PITTSBURGH, February 14, 2019 – On the one-year anniversary of the Parkland mass shooting tragedy, state Sen. Wayne D. Fontana (D-Allegheny) today reintroduced legislation that would empower families and police officers to petition a court to temporarily remove firearms from someone who is a threat to themselves or others.

“In nearly half of all mass shootings, the killer overtly expressed threats or deranged views aimed at harming people,” Fontana said. “It’s time that our state law backs families who are trying to protect innocent people while getting their loved ones the help they need.

“If my proposal were in place, it very well may have prevented both the Parkland and Squirrel Hill shootings. Inaction is no longer an option.”
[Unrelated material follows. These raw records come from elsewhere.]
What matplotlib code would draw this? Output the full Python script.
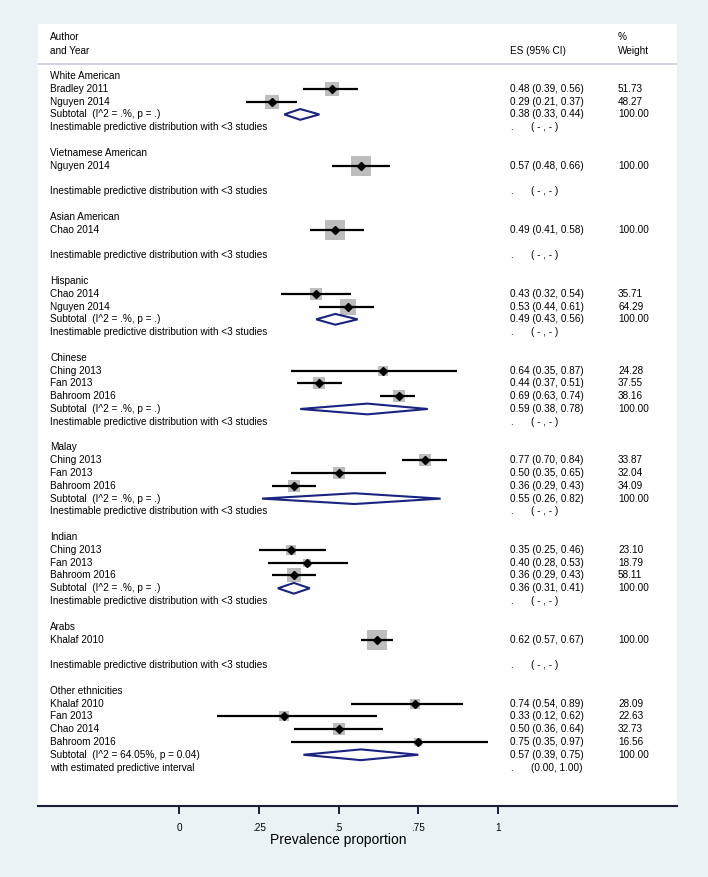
import matplotlib.pyplot as plt
from matplotlib.patches import Polygon

plt.rcParams['font.family'] = ['Liberation Sans', 'DejaVu Sans']

# subgroups
groups = ["White American", "Vietnamese American", "Asian American", "Hispanic",
          "Chinese", "Malay", "Indian", "Arabs", "Other ethnicities"]

study_names = [
    ["Bradley 2011", "Nguyen 2014"],
    ["Nguyen 2014"],
    ["Chao 2014"],
    ["Chao 2014", "Nguyen 2014"],
    ["Ching 2013", "Fan 2013", "Bahroom 2016"],
    ["Ching 2013", "Fan 2013", "Bahroom 2016"],
    ["Ching 2013", "Fan 2013", "Bahroom 2016"],
    ["Khalaf 2010"],
    ["Khalaf 2010", "Fan 2013", "Chao 2014", "Bahroom 2016"],
]
study_es = [[0.48, 0.29], [0.57], [0.49], [0.43, 0.53], [0.64, 0.44, 0.69],
            [0.77, 0.50, 0.36], [0.35, 0.40, 0.36], [0.62], [0.74, 0.33, 0.50, 0.75]]
study_lo = [[0.39, 0.21], [0.48], [0.41], [0.32, 0.44], [0.35, 0.37, 0.63],
            [0.70, 0.35, 0.29], [0.25, 0.28, 0.29], [0.57], [0.54, 0.12, 0.36, 0.35]]
study_hi = [[0.56, 0.37], [0.66], [0.58], [0.54, 0.61], [0.87, 0.51, 0.74],
            [0.84, 0.65, 0.43], [0.46, 0.53, 0.43], [0.67], [0.89, 0.62, 0.64, 0.97]]
study_wt = [[51.73, 48.27], [100.00], [100.00], [35.71, 64.29], [24.28, 37.55, 38.16],
            [33.87, 32.04, 34.09], [23.10, 18.79, 58.11], [100.00], [28.09, 22.63, 32.73, 16.56]]

# subtotals (None = single study, no pooling)
sub_es = [0.38, None, None, 0.49, 0.59, 0.55, 0.36, None, 0.57]
sub_lo = [0.33, None, None, 0.43, 0.38, 0.26, 0.31, None, 0.39]
sub_hi = [0.44, None, None, 0.56, 0.78, 0.82, 0.41, None, 0.75]
sub_het = ["(I^2 = .%, p = .)"] * 8 + ["(I^2 = 64.05%, p = 0.04)"]
pred_label = ["Inestimable predictive distribution with <3 studies"] * 8 + \
             ["with estimated predictive interval"]
pred_ci = ["( - , - )"] * 8 + ["(0.00, 1.00)"]

xticks = [0, 0.25, 0.5, 0.75, 1]
xtick_labels = ["0", ".25", ".5", ".75", "1"]

FS = 7.2
bg = '#eaf2f3'
navy = '#1a2380'

fig = plt.figure(figsize=(7.08, 8.77), dpi=100, facecolor=bg)
ax = fig.add_axes([38 / 708, 1 - 806 / 877, 639 / 708, 782 / 877])
ax.set_facecolor('white')
ax.set_xlim(-0.442, 1.561)
ax.set_ylim(57.0, -4.06)

tr = ax.get_yaxis_transform()  # x in axes fraction, y in data
x_lab, x_es, x_ci, x_wt = 0.0188, 0.7387, 0.7715, 0.9077

# header
ax.text(x_lab, -3.04, "Author", transform=tr, fontsize=FS, va='center')
ax.text(x_lab, -1.95, "and Year", transform=tr, fontsize=FS, va='center')
ax.text(x_es, -1.95, "ES (95% CI)", transform=tr, fontsize=FS, va='center')
ax.text(x_wt, -3.04, "%", transform=tr, fontsize=FS, va='center')
ax.text(x_wt, -1.95, "Weight", transform=tr, fontsize=FS, va='center')
ax.axhline(-0.9, color='#c8c8dc', lw=1.2)

row = 0
for g in range(len(groups)):
    ax.text(x_lab, row, groups[g], transform=tr, fontsize=FS, va='center')
    row += 1
    for k in range(len(study_names[g])):
        es, lo, hi, w = study_es[g][k], study_lo[g][k], study_hi[g][k], study_wt[g][k]
        ax.scatter(es, row, s=2.0 * w, marker='s', color='#bdbdbd', zorder=2, linewidths=0)
        ax.hlines(row, lo, hi, color='black', lw=1.6, zorder=3)
        ax.plot(es, row, marker='D', ms=3.6, color='black', zorder=4)
        ax.text(x_lab, row, study_names[g][k], transform=tr, fontsize=FS, va='center')
        ax.text(x_es, row, f"{es:.2f} ({lo:.2f}, {hi:.2f})", transform=tr, fontsize=FS, va='center')
        ax.text(x_wt, row, f"{w:.2f}", transform=tr, fontsize=FS, va='center')
        row += 1
    if sub_es[g] is not None:
        es, lo, hi = sub_es[g], sub_lo[g], sub_hi[g]
        h = 0.42
        ax.add_patch(Polygon([(lo, row), (es, row - h), (hi, row), (es, row + h)],
                             closed=True, facecolor='white', edgecolor=navy, lw=1.5, zorder=3))
        ax.text(x_lab, row, "Subtotal  " + sub_het[g], transform=tr, fontsize=FS, va='center')
        ax.text(x_es, row, f"{es:.2f} ({lo:.2f}, {hi:.2f})", transform=tr, fontsize=FS, va='center')
        ax.text(x_wt, row, "100.00", transform=tr, fontsize=FS, va='center')
    row += 1
    ax.text(x_lab, row, pred_label[g], transform=tr, fontsize=FS, va='center')
    ax.text(x_es, row, ".", transform=tr, fontsize=FS, va='center')
    ax.text(x_ci, row, pred_ci[g], transform=tr, fontsize=FS, va='center')
    row += 2

for s in ['top', 'left', 'right']:
    ax.spines[s].set_visible(False)
ax.spines['bottom'].set_color('#1c1c3c')
ax.spines['bottom'].set_linewidth(1.5)
ax.set_yticks([])
ax.set_xticks(xticks)
ax.set_xticklabels(xtick_labels)
ax.tick_params(axis='x', length=6, width=1.4, color='#1c1c3c', labelsize=FS, pad=6)
ax.set_xlabel("Prevalence proportion", fontsize=10)
ax.xaxis.set_label_coords((338 - 38) / 639, -0.034)

fig.savefig("out.png", dpi=100, facecolor=bg)
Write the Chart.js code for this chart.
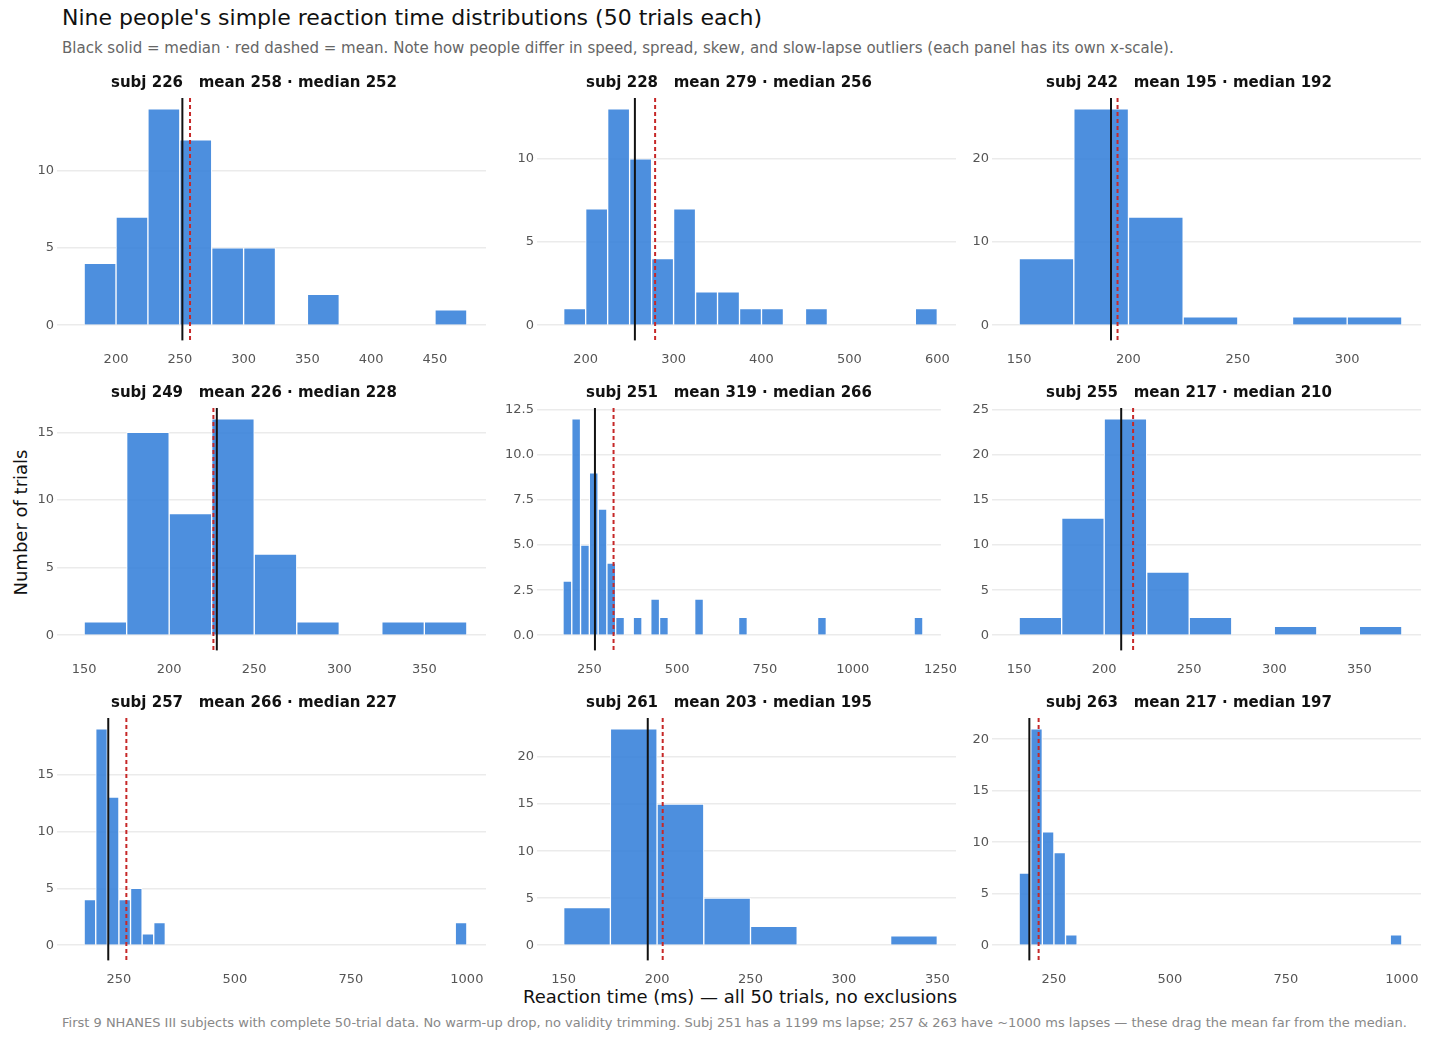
<!DOCTYPE html>
<html>
<head>
<meta charset="utf-8">
<script src="https://cdn.jsdelivr.net/npm/chart.js@4"></script>
<style>
  body { margin: 0; width: 1430px; height: 1040px; background: #fff; font-family: "DejaVu Sans", sans-serif; position: relative; overflow: hidden; }
  .t { position: absolute; white-space: nowrap; }
  canvas { position: absolute; }
</style>
</head>
<body>
<div class="t" style="left:62px;top:5px;font-size:22px;color:#111">Nine people's simple reaction time distributions (50 trials each)</div>
<div class="t" style="left:62px;top:39px;font-size:15px;color:#666">Black solid = median · red dashed = mean. Note how people differ in speed, spread, skew, and slow-lapse outliers (each panel has its own x-scale).</div>
<div class="t" style="left:-50px;top:515px;font-size:18px;color:#111;transform:rotate(-90deg);width:140px;text-align:center">Number of trials</div>
<div class="t" style="left:0;width:1480px;top:986px;font-size:18px;color:#111;text-align:center">Reaction time (ms)  —  all 50 trials, no exclusions</div>
<div class="t" style="left:62px;top:1015px;font-size:13px;color:#888">First 9 NHANES III subjects with complete 50-trial data. No warm-up drop, no validity trimming. Subj 251 has a 1199 ms lapse; 257 &amp; 263 have ~1000 ms lapses — these drag the mean far from the median.</div>

<script>
// bins are 25 ms wide; binStart = left edge of first bin, counts per bin
var subjects = ['226', '228', '242', '249', '251', '255', '257', '261', '263'];
var means    = [258, 279, 195, 226, 319, 217, 266, 203, 217];
var medians  = [252, 256, 192, 228, 266, 210, 227, 195, 197];
var binStart = [175, 175, 150, 150, 175, 150, 175, 150, 175];
var counts = [
  [4, 7, 14, 12, 5, 5, 0, 2, 0, 0, 0, 1],
  [1, 7, 13, 10, 4, 7, 2, 2, 1, 1, 0, 1, 0, 0, 0, 0, 1],
  [8, 26, 13, 1, 0, 1, 1],
  [1, 15, 9, 16, 6, 1, 0, 1, 1],
  [3, 12, 5, 9, 7, 4, 1, 0, 1, 0, 2, 1, 0, 0, 0, 2, 0, 0, 0, 0, 1, 0, 0, 0, 0, 0, 0, 0, 0, 1, 0, 0, 0, 0, 0, 0, 0, 0, 0, 0, 1],
  [2, 13, 24, 7, 2, 0, 1, 0, 1],
  [4, 19, 13, 4, 5, 1, 2, 0, 0, 0, 0, 0, 0, 0, 0, 0, 0, 0, 0, 0, 0, 0, 0, 0, 0, 0, 0, 0, 0, 0, 0, 0, 2],
  [4, 23, 15, 5, 2, 0, 0, 1],
  [7, 21, 11, 9, 1, 0, 0, 0, 0, 0, 0, 0, 0, 0, 0, 0, 0, 0, 0, 0, 0, 0, 0, 0, 0, 0, 0, 0, 0, 0, 0, 0, 1]
];
var xStep = [50, 100, 50, 50, 250, 50, 250, 50, 250];
var yStep = [5, 5, 10, 5, 2.5, 5, 5, 5, 5];
var binW = 25;

var colLeft = [22, 502, 957];
var colWidth = [468, 458, 468];
var rowTop = [70, 380, 690];

var refLines = {
  id: 'refLines',
  afterDatasetsDraw: function(chart, args, opts) {
    var ctx = chart.ctx, a = chart.chartArea, x = chart.scales.x;
    ctx.save();
    ctx.lineWidth = 2;
    ctx.strokeStyle = '#111';
    var px = x.getPixelForValue(opts.median);
    ctx.beginPath(); ctx.moveTo(px, a.top); ctx.lineTo(px, a.bottom); ctx.stroke();
    ctx.strokeStyle = '#c62828';
    ctx.setLineDash([4, 3]);
    px = x.getPixelForValue(opts.mean);
    ctx.beginPath(); ctx.moveTo(px, a.top); ctx.lineTo(px, a.bottom); ctx.stroke();
    ctx.restore();
  }
};

subjects.forEach(function(s, i) {
  var c = document.createElement('canvas');
  var col = i % 3, row = Math.floor(i / 3);
  c.style.left = colLeft[col] + 'px';
  c.style.top = rowTop[row] + 'px';
  c.style.width = colWidth[col] + 'px';
  c.style.height = '300px';
  document.body.appendChild(c);

  var pts = counts[i].map(function(n, k) {
    return { x: binStart[i] + binW * k + binW / 2, y: n };
  });
  var lo = binStart[i], hi = binStart[i] + binW * counts[i].length;
  var pad = 0.05 * (hi - lo);
  var ymax = Math.max.apply(null, counts[i]);

  new Chart(c, {
    type: 'bar',
    data: { datasets: [{
      data: pts,
      backgroundColor: 'rgba(52,128,218,0.88)',
      borderColor: '#ffffff',
      borderWidth: 1,
      categoryPercentage: 1,
      barPercentage: 1
    }]},
    options: {
      responsive: false,
      animation: false,
      layout: { padding: { right: 4, top: 0 } },
      plugins: {
        legend: { display: false },
        tooltip: { enabled: false },
        title: {
          display: true,
          text: 'subj ' + s + '   mean ' + means[i] + ' · median ' + medians[i],
          font: { family: 'DejaVu Sans', size: 15, weight: 'bold' },
          color: '#111',
          padding: { top: 4, bottom: 6 }
        },
        refLines: { mean: means[i], median: medians[i] }
      },
      scales: {
        x: {
          type: 'linear',
          offset: false,
          min: lo - pad, max: hi + pad,
          grid: { display: false },
          border: { display: false },
          ticks: { color: '#555', font: { family: 'DejaVu Sans', size: 13 }, maxRotation: 0, autoSkip: false,
            callback: function(v) { return String(v); } },
          afterBuildTicks: function(ax) {
            var st = xStep[i], out = [];
            for (var v = Math.ceil(ax.min / st) * st; v <= ax.max + 1e-6; v += st) out.push({ value: v });
            ax.ticks = out;
          }
        },
        y: {
          min: -0.07 * ymax, max: ymax * 1.05,
          grid: { color: '#ebebeb', lineWidth: 1.5 },
          border: { display: false },
          ticks: { color: '#555', font: { family: 'DejaVu Sans', size: 13 },
            callback: function(v) { return yStep[i] === 2.5 ? v.toFixed(1) : String(v); } },
          afterBuildTicks: function(ax) {
            var st = yStep[i], out = [];
            for (var v = 0; v <= ax.max; v += st) out.push({ value: v });
            ax.ticks = out;
          },
          afterFit: function(ax) { ax.width = 43; }
        }
      }
    },
    plugins: [refLines]
  });
});
</script>
</body>
</html>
In cases where there is documented evidence that someone is threatening harm to themselves or others, Fontana’s bill (Senate Bill 293) would empower a county common pleas court to suspend an individual’s access to firearms for up to a year. Modeled after domestic and sexual assault protection orders, Fontana’s proposed Extreme Risk Protection Orders (ERPO) would require such individuals to immediately surrender their guns to police. The ERPO would also prohibit them from buying, selling or possessing firearms during the suspension.

In issuing an ERPO, the judge could also refer the person in crisis for evaluation to ensure that they get the help they need. During the suspension period, the subject could request a hearing to have the ERPO rescinded. Once the suspension period ends, a hearing would be held to determine if the ERPO should be lifted or renewed.

“No one wants to see firearms in a deranged person’s hands,” Fontana said. “We can no longer stand back and wait for the next mass shooting at a school or church.”

Fontana said people on all sides of the gun issue need to step up and “seek common ground and workable solutions that prevent gun violence while preserving Second Amendment rights.” He noted that most gun control advocates respect Second Amendment rights; and most gun rights supporters favor reasonable firearm limitations.

The Brookline lawmaker lamented that it would be best if Congress addressed gun violence issues and enacted uniform measures that could be implemented nationwide.

“Until that happens, Pennsylvanians need to do what we can to support police officers and ensure the safety of those in our state,” he said.